Na verdade, o recurso para este órgão de fiscalização concentrada de constitucionalidade foi esteado na alínea a) do nº 1 do artº 70º da Lei nº 28/82, de 15 de Novembro, ou seja, na recusa de aplicação de uma dada norma com fundamento na sua inconstitucionalidade.
No particular de que ora se cura, a reclamação deduzida pela Câmara Municipal de Lisboa, em rectas contas, pretende, afinal, que este Tribunal venha a tomar conhecimento do objecto de um recurso que não foi aquele com base no qual foi interposto, mas sim de um - eventual - recurso que só teria cabimento se ancorado na alínea c) do nº 1 do indicado artº 70º, sendo certo que do artº 79º-C da Lei nº 28/82 não pode ser interpretado, como parece fazê-lo a impugnante, no sentido de tendo a decisão recorrida julgado inconstitucional determinada norma, pode o Tribunal Constitucional julgá-la ilegal ou, tendo a decisão recorrida julgada ilegal dada norma, pode o Tribunal Constitucional julgá-la inconstitucional.

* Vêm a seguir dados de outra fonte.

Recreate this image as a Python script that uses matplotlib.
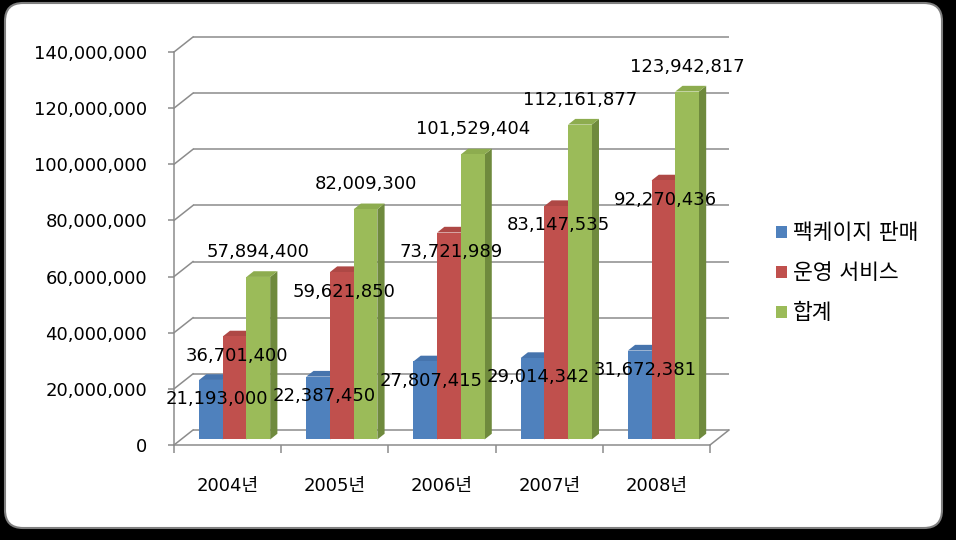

Efectivamente, a asserção, constante da parte final daquele artº 79º-C, “mas pode fazê-lo com fundamento na violação de normas ou princípios constitucionais ou legais diversos daqueles cuja violação foi invocada” tem de compaginar-se com o vício que determinou - como no caso ocorreu
- a recusa de aplicação.
Ou seja, se a decisão recorrida desaplicou, por inconstitucionalidade, uma dada norma, baseando-se na violação de determinados normativos ou princípios constitucionais, este Tribunal poderá julgar inconstitucional aquela desaplicada norma, mas com fundamento em normas ou princípios constitucionais diferentes dos que foram convocados para a recusa de aplicação.
Se, por seu turno, a decisão recorrida efectuou a desaplicação, por ilegalidade, de certa norma, fundando-se na violação de uma norma legal, verbi gratia, constante de lei de valor reforçado, o Tribunal Constitucional poderá julgar essa norma ilegal, mas com fundamento em ser ela conflituante com outra norma ou princípio constante dessa lei de valor reforçado, ou pelo vício de violação de lei infra-constitucional permissor da abertura da via dos recursos de ilegalidade previstos no nº 1 do dito artº 70º.
Neste contexto, indefere-se a reclamação.